Skip the pictures. Set down, word for word, the lines from the start of the material up to and including the line with "7.85e-4, 8.53e-4, 8.53e-4]".
## start SUPPLIED MATERIAL
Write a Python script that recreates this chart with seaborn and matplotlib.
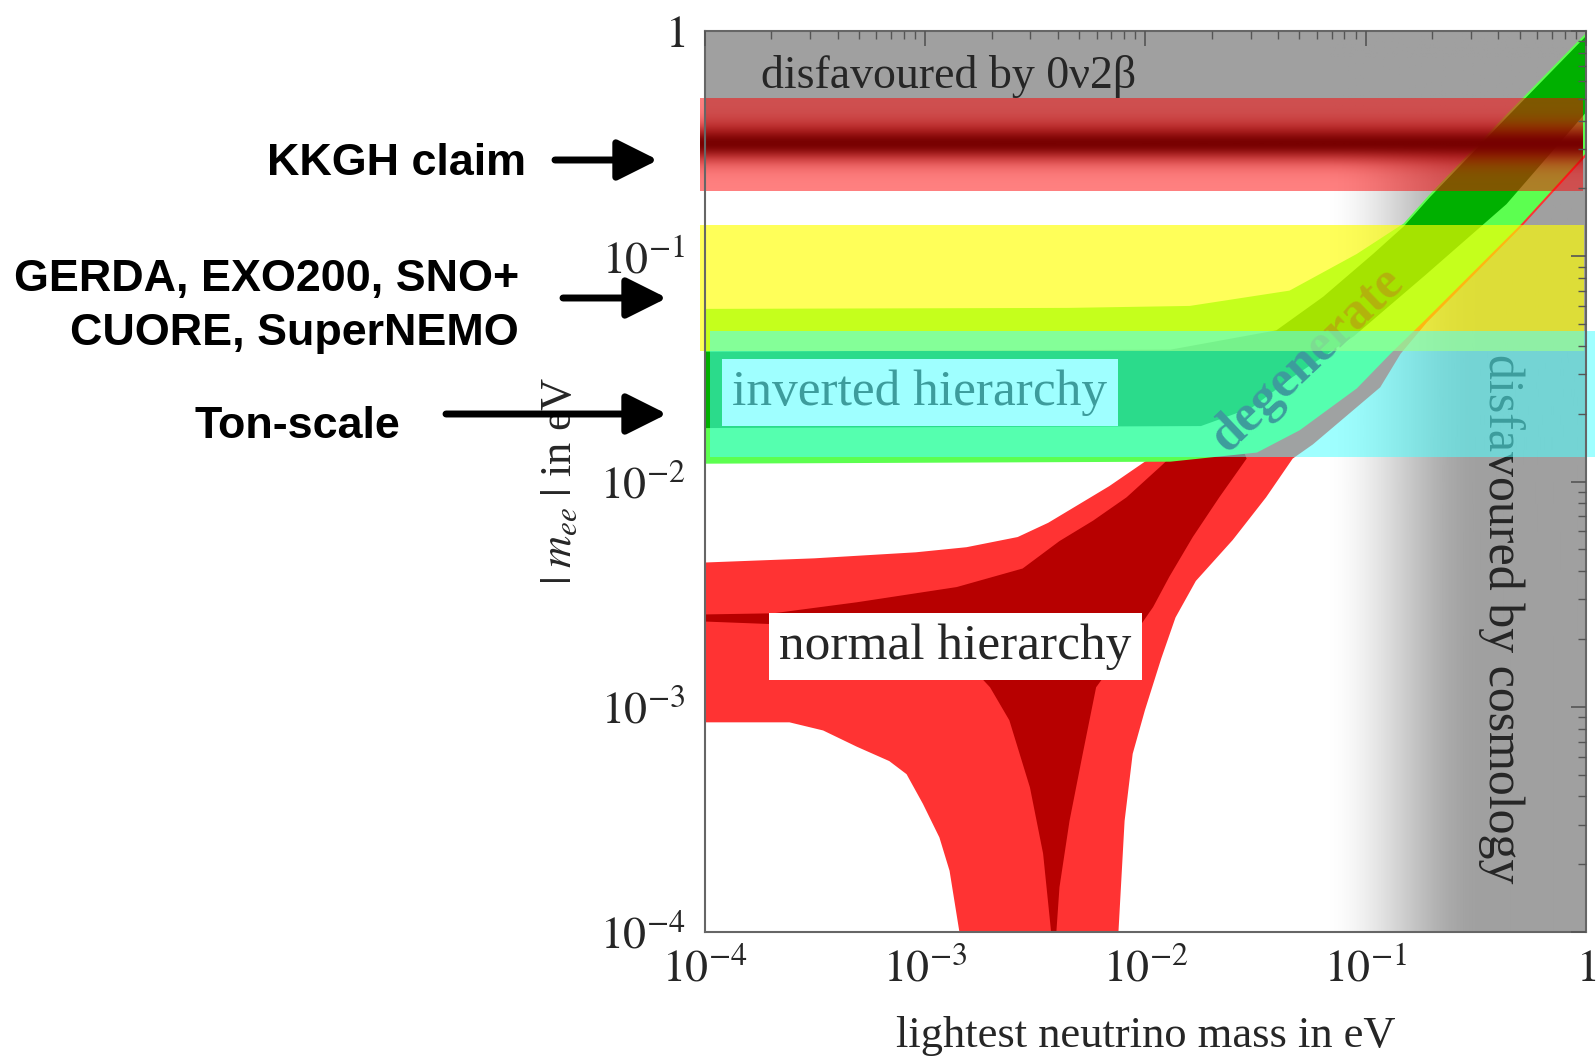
import numpy as np
import matplotlib
matplotlib.use('Agg')
import matplotlib.pyplot as plt
import seaborn as sns
from matplotlib import font_manager
from matplotlib.patches import FancyArrowPatch
from matplotlib.ticker import LogLocator, NullFormatter

# ---- axis ticks ----
tick_values = [1e-4, 1e-3, 1e-2, 1e-1, 1.0]
tick_labels = [r'$10^{-4}$', r'$10^{-3}$', r'$10^{-2}$', r'$10^{-1}$', r'$1$']

# ---- experimental sensitivity bands, |m_ee| in eV ----
kkgh_band = [0.194, 0.507]
gerda_band = [0.0378, 0.138]
tonscale_band = [0.0128, 0.0468]
bands_x = [9.5e-5, 0.978]
tonscale_x = [1.05e-4, 1.105]

# ---- disfavoured regions ----
ovbb_limit = 0.32             # above this: disfavoured by 0v2b
cosmo_fade = [0.064, 0.33]    # lightest mass where the cosmology gray fades in

# ---- normal hierarchy, outer region (light red) ----
nh_x = [1e-4, 3.13e-4, 9.06e-4, 1.54e-3, 2.63e-3, 3.62e-3, 4.98e-3, 6.85e-3, 0.0101,
        0.0221, 0.0641, 0.186, 0.539, 1.0, 1.0, 0.5114, 0.19, 0.144, 0.1164, 0.0576,
        0.0466, 0.0353, 0.0249, 0.01694, 0.01369, 0.0118, 9.95e-3, 8.75e-3, 8.04e-3,
        7.54e-3, 1.43e-3, 1.29e-3, 1.16e-3, 9.76e-4, 8.23e-4, 6.87e-4, 4.89e-4,
        3.44e-4, 2.42e-4, 1e-4]
nh_y = [4.37e-3, 4.56e-3, 4.85e-3, 5.11e-3, 5.67e-3, 6.56e-3, 7.91e-3, 9.54e-3, 0.01238,
        0.02127, 0.0489, 0.1247, 0.353, 0.626, 0.278, 0.1356, 0.051, 0.0369, 0.0262,
        0.01462, 0.01264, 8.51e-3, 5.50e-3, 3.62e-3, 2.49e-3, 1.64e-3, 9.67e-4, 6.18e-4,
        3.11e-4, 1e-4, 1e-4, 1.87e-4, 2.63e-4, 3.71e-4, 5.02e-4, 5.74e-4, 6.65e-4,
        7.85e-4, 8.53e-4, 8.53e-4]

# ---- normal hierarchy, inner region (dark red) ----
nh_core_x = [1e-4, 2.04e-4, 4.89e-4, 1.39e-3, 2.77e-3, 4.07e-3, 5.78e-3, 8.21e-3, 0.01167,
             0.01694, 0.0259, 0.0288, 0.02164, 0.0164, 0.01284, 0.01083, 8.04e-3, 5.97e-3,
             5.19e-3, 4.52e-3, 4.07e-3, 3.94e-3, 3.73e-3, 3.43e-3, 2.99e-3, 2.41e-3,
             1.97e-3, 1.54e-3, 7.32e-4, 3.13e-4, 1e-4]
nh_core_y = [2.57e-3, 2.60e-3, 2.91e-3, 3.40e-3, 4.11e-3, 5.44e-3, 6.70e-3, 8.51e-3, 0.01163,
             0.0164, 0.0164, 0.01264, 8.51e-3, 5.67e-3, 3.78e-3, 2.77e-3, 1.82e-3, 1.22e-3,
             6.18e-4, 3.11e-4, 1.58e-4, 1e-4, 1e-4, 2.23e-4, 4.38e-4, 8.71e-4,
             1.22e-3, 1.58e-3, 1.98e-3, 2.29e-3, 2.39e-3]

# ---- inverted hierarchy, outer region (light green) ----
ih_x = [1e-4, 4.48e-3, 0.0159, 0.0451, 0.0911, 0.1487, 0.196, 0.4357, 1.0,
        1.0, 0.5114, 0.186, 0.1295, 0.0911, 0.0502, 0.0321, 0.01298, 1e-4]
ih_y = [0.0584, 0.059, 0.0602, 0.0704, 0.1024, 0.1398, 0.189, 0.426, 0.979,
        0.2869, 0.1398, 0.0521, 0.0369, 0.0259, 0.0169, 0.01345, 0.01225, 0.012]

# ---- inverted hierarchy, inner region (dark green) ----
ih_core_x = [1e-4, 0.01298, 0.0393, 0.0641, 0.108, 0.1487, 0.196, 0.4357, 1.0,
             1.0, 0.4357, 0.186, 0.0882, 0.0466, 0.0304, 0.01786, 1e-4]
ih_core_y = [0.0377, 0.0385, 0.0469, 0.0661, 0.1024, 0.1356, 0.1833, 0.4128, 0.949,
             0.435, 0.1704, 0.0823, 0.0441, 0.0291, 0.02127, 0.01763, 0.01727]

gray = '#a0a0a0'

sns.set_theme(style='white')
plt.rcParams['font.family'] = ['Liberation Serif', 'DejaVu Serif']
plt.rcParams['mathtext.fontset'] = 'stix'

# narrow bold sans for the side notes, if there is one
names = {f.name for f in font_manager.fontManager.ttflist}
if 'Liberation Sans Narrow' in names:
    side_font, side_size = 'Liberation Sans Narrow', 37
else:
    side_font, side_size = 'Liberation Sans', 32.3

W, H = 1596, 1059
fig = plt.figure(figsize=(W / 100, H / 100), dpi=100)
fig.patch.set_facecolor('white')
ax = fig.add_axes([0.4417, 0.1199, 0.552, 0.8508])
ax.set_facecolor('white')
ax.set_xscale('log')
ax.set_yscale('log')

# disfavoured by 0v2b
ax.axhspan(ovbb_limit, 1.0, color=gray, lw=0, zorder=1)

# disfavoured by cosmology: gray fading in towards large masses
cols = np.linspace(cosmo_fade[0], 1.0, 1200)
t = np.clip((np.log10(cols) - np.log10(cosmo_fade[0]))
            / (np.log10(cosmo_fade[1]) - np.log10(cosmo_fade[0])), 0, 1)
fade = t * t * (3 - 2 * t)
img = np.zeros((2, len(cols), 4))
img[..., :3] = 160 / 255
img[..., 3] = fade[None, :]
ax.imshow(img, extent=[cosmo_fade[0], 1.0, 1e-4, 1.0], origin='lower',
          aspect='auto', interpolation='bilinear', zorder=1.1)

# hierarchy regions
ax.fill(nh_x, nh_y, color='#ff3333', lw=0, zorder=3)
ax.fill(nh_core_x, nh_core_y, color='#b70000', lw=0, zorder=3.1)
ax.fill(ih_x, ih_y, color='#5cff50', lw=0, zorder=3.2)
ax.fill(ih_core_x, ih_core_y, color='#00b000', lw=0, zorder=3.3)

# labels below the overlays
ax.text(0.0546, 0.035, 'degenerate', rotation=43.5, rotation_mode='anchor',
        fontsize=38, fontweight='bold', ha='center', va='center', zorder=3.5)
ax.text(9.46e-4, 0.02486, 'inverted hierarchy', fontsize=37, ha='center', va='center',
        zorder=3.6, bbox=dict(boxstyle='square,pad=0.2', fc='white', ec='none'))
ax.text(0.413, 2.466e-3, 'disfavoured by cosmology', rotation=-90, fontsize=36,
        ha='center', va='center', zorder=2)
ax.text(1.796e-4, 0.626, 'disfavoured by 0\u03bd2\u03b2', fontsize=33,
        ha='left', va='center', zorder=4.5)

# KKGH claim band: red with dark centre
ys = np.linspace(kkgh_band[0], kkgh_band[1], 500)
tt = (np.log10(ys) - np.log10(kkgh_band[0])) / (np.log10(kkgh_band[1]) - np.log10(kkgh_band[0]))
w = np.exp(-((tt - 0.5) / 0.2) ** 2)
band = np.zeros((len(ys), 2, 4))
band[..., 0] = ((255 - 135 * w) / 255)[:, None]
band[..., 3] = (0.5 + 0.5 * w)[:, None]
ax.imshow(band, extent=[bands_x[0], bands_x[1], kkgh_band[0], kkgh_band[1]],
          origin='lower', aspect='auto', interpolation='bilinear', zorder=4, clip_on=False)

# GERDA etc. and ton-scale bands
ax.fill_between(bands_x, gerda_band[0], gerda_band[1], color=(1, 1, 0), alpha=0.65,
                lw=0, zorder=5, clip_on=False)
ax.fill_between(tonscale_x, tonscale_band[0], tonscale_band[1], color=(80 / 255, 1, 1),
                alpha=0.55, lw=0, zorder=6, clip_on=False)

ax.text(1.373e-3, 1.853e-3, 'normal hierarchy', fontsize=37, ha='center', va='center',
        zorder=7, bbox=dict(boxstyle='square,pad=0.2', fc='white', ec='none'))

ax.set_xlim(1e-4, 1.0)
ax.set_ylim(1e-4, 1.0)
ax.set_xticks(tick_values, tick_labels)
ax.set_yticks(tick_values, tick_labels)
for axis in (ax.xaxis, ax.yaxis):
    axis.set_minor_locator(LogLocator(base=10, subs=np.arange(2, 10)))
    axis.set_minor_formatter(NullFormatter())
    axis.set_zorder(10)
ax.tick_params(which='both', direction='in', top=True, right=True, color='#555555')
ax.tick_params(which='major', length=11, width=1.2, labelsize=33)
ax.tick_params(which='minor', length=6, width=1.0)
ax.tick_params(axis='x', which='major', pad=12)
ax.tick_params(axis='y', which='major', pad=14)
for sp in ax.spines.values():
    sp.set_color('#666666')
    sp.set_linewidth(1.5)
    sp.set_zorder(10)

ax.set_xlabel('lightest neutrino mass in eV', fontsize=32)
ax.set_ylabel(r'$|\;m_{ee}\;|$ in eV', fontsize=32)
ax.xaxis.set_label_coords(0.5, -0.093)
ax.yaxis.set_label_coords(-0.142, 0.5)

# annotations on the left
side = dict(ha='right', va='baseline', fontsize=side_size, fontweight='bold',
            family=[side_font, 'Liberation Sans', 'DejaVu Sans'], color='black')
fig.text(526 / W, 1 - 175 / H, 'KKGH claim', **side)
fig.text(519 / W, 1 - 291 / H, 'GERDA, EXO200, SNO+', **side)
fig.text(519 / W, 1 - 345 / H, 'CUORE, SuperNEMO', **side)
fig.text(400 / W, 1 - 438 / H, 'Ton-scale', **side)

for x0, x1, y in [(555, 658, 160), (563, 667, 298), (446, 667, 414)]:
    fig.add_artist(FancyArrowPatch((x0 / W, 1 - y / H), (x1 / W, 1 - y / H),
                                   transform=fig.transFigure,
                                   arrowstyle='-|>,head_length=0.4,head_width=0.2',
                                   mutation_scale=62, lw=5, color='black',
                                   shrinkA=0, shrinkB=0, zorder=20))

fig.savefig('out.png', dpi=100)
## end SUPPLIED MATERIAL
*SOLUTION*.
Write a Python script that recreates this chart with seaborn and matplotlib.
import numpy as np
import matplotlib
matplotlib.use('Agg')
import matplotlib.pyplot as plt
import seaborn as sns
from matplotlib import font_manager
from matplotlib.patches import FancyArrowPatch
from matplotlib.ticker import LogLocator, NullFormatter

# ---- axis ticks ----
tick_values = [1e-4, 1e-3, 1e-2, 1e-1, 1.0]
tick_labels = [r'$10^{-4}$', r'$10^{-3}$', r'$10^{-2}$', r'$10^{-1}$', r'$1$']

# ---- experimental sensitivity bands, |m_ee| in eV ----
kkgh_band = [0.194, 0.507]
gerda_band = [0.0378, 0.138]
tonscale_band = [0.0128, 0.0468]
bands_x = [9.5e-5, 0.978]
tonscale_x = [1.05e-4, 1.105]

# ---- disfavoured regions ----
ovbb_limit = 0.32             # above this: disfavoured by 0v2b
cosmo_fade = [0.064, 0.33]    # lightest mass where the cosmology gray fades in

# ---- normal hierarchy, outer region (light red) ----
nh_x = [1e-4, 3.13e-4, 9.06e-4, 1.54e-3, 2.63e-3, 3.62e-3, 4.98e-3, 6.85e-3, 0.0101,
        0.0221, 0.0641, 0.186, 0.539, 1.0, 1.0, 0.5114, 0.19, 0.144, 0.1164, 0.0576,
        0.0466, 0.0353, 0.0249, 0.01694, 0.01369, 0.0118, 9.95e-3, 8.75e-3, 8.04e-3,
        7.54e-3, 1.43e-3, 1.29e-3, 1.16e-3, 9.76e-4, 8.23e-4, 6.87e-4, 4.89e-4,
        3.44e-4, 2.42e-4, 1e-4]
nh_y = [4.37e-3, 4.56e-3, 4.85e-3, 5.11e-3, 5.67e-3, 6.56e-3, 7.91e-3, 9.54e-3, 0.01238,
        0.02127, 0.0489, 0.1247, 0.353, 0.626, 0.278, 0.1356, 0.051, 0.0369, 0.0262,
        0.01462, 0.01264, 8.51e-3, 5.50e-3, 3.62e-3, 2.49e-3, 1.64e-3, 9.67e-4, 6.18e-4,
        3.11e-4, 1e-4, 1e-4, 1.87e-4, 2.63e-4, 3.71e-4, 5.02e-4, 5.74e-4, 6.65e-4,
        7.85e-4, 8.53e-4, 8.53e-4]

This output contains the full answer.